>> begin

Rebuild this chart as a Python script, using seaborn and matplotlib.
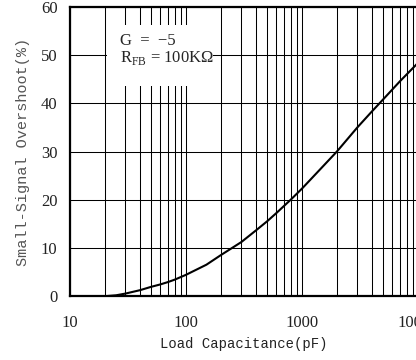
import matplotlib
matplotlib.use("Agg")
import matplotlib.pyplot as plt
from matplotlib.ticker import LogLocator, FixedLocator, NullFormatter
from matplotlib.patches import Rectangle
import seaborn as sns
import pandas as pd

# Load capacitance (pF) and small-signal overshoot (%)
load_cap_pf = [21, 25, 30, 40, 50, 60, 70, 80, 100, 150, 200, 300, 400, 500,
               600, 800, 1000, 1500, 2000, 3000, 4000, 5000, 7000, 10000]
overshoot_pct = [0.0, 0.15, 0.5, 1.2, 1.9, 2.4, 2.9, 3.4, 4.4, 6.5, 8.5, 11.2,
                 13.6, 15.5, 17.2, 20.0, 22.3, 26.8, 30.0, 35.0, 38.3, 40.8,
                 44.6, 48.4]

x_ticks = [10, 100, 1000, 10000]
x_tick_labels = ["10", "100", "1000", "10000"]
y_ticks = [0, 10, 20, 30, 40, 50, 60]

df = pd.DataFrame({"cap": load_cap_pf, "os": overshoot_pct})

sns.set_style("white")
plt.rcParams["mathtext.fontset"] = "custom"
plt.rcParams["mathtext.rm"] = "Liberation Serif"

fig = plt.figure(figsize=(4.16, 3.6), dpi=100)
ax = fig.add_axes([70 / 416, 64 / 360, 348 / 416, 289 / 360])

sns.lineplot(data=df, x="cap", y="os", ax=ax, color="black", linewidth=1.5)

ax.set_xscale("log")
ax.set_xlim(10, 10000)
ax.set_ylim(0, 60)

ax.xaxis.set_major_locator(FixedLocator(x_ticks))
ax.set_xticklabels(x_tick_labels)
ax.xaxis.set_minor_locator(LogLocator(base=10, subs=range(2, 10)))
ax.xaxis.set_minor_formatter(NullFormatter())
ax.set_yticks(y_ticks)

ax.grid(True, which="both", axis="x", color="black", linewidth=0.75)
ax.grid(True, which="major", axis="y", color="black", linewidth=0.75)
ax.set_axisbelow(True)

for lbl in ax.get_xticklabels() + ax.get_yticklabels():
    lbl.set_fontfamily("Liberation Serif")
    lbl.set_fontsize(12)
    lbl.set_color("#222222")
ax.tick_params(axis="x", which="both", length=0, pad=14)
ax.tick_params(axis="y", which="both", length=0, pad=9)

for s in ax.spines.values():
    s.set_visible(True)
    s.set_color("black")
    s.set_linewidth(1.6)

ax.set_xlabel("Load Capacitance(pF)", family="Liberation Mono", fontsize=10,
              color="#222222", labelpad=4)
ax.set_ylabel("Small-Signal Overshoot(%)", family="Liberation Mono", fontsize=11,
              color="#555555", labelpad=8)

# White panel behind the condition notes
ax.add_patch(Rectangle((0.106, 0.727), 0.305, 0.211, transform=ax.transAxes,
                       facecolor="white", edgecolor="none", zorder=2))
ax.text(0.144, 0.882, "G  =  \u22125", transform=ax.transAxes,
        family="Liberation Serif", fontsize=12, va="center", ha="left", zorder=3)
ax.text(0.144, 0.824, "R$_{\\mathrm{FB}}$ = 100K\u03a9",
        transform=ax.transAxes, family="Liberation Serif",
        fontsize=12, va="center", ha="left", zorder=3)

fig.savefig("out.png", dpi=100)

>> end
>> begin

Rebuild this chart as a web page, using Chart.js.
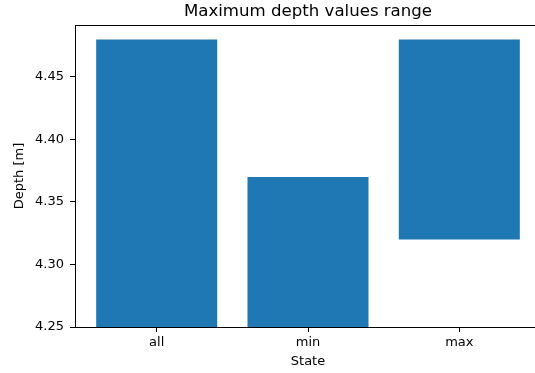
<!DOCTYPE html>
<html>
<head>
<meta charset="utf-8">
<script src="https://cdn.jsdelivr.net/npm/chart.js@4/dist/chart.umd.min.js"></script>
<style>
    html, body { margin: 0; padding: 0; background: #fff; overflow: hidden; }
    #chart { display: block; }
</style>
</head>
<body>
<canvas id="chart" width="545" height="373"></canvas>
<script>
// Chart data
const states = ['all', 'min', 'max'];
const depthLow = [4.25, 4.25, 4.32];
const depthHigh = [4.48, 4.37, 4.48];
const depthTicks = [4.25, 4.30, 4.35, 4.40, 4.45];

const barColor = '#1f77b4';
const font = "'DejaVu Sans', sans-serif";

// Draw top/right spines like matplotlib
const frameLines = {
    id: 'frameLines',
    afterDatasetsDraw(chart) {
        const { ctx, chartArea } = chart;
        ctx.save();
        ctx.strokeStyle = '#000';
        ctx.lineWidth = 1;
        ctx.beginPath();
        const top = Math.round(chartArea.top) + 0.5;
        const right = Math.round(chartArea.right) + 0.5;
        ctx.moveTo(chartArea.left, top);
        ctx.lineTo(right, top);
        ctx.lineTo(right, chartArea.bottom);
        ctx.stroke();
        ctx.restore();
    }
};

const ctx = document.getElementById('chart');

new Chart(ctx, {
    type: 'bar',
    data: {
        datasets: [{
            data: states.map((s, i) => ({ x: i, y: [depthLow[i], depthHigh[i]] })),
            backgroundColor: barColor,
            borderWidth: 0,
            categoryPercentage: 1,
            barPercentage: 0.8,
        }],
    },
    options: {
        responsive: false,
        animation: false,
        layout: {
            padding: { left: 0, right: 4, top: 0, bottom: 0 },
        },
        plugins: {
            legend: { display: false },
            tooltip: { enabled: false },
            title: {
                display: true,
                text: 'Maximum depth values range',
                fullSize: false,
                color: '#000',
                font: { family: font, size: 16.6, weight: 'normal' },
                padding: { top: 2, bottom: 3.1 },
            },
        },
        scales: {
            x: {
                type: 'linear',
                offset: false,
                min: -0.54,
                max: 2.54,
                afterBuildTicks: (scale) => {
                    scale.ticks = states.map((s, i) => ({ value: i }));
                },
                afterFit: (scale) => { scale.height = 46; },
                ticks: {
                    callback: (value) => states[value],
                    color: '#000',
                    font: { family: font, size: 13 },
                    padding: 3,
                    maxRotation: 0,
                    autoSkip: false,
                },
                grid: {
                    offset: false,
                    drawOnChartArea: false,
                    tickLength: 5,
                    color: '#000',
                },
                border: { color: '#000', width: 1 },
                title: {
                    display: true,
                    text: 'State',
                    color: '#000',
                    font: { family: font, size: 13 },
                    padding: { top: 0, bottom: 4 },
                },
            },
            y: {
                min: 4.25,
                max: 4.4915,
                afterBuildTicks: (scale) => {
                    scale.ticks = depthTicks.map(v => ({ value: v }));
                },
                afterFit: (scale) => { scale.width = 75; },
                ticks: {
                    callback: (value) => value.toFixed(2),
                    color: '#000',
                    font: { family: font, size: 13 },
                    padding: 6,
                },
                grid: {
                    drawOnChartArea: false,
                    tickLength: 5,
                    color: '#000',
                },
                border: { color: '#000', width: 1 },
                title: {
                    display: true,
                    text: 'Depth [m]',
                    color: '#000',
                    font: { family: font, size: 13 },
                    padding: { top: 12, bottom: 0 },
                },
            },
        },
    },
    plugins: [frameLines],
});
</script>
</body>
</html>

>> end

Go through the material and select each line with the string "this" in it.

§ **TASK OUTPUT**:
Rebuild this chart as a Python script, using seaborn and matplotlib.
Rebuild this chart as a web page, using Chart.js.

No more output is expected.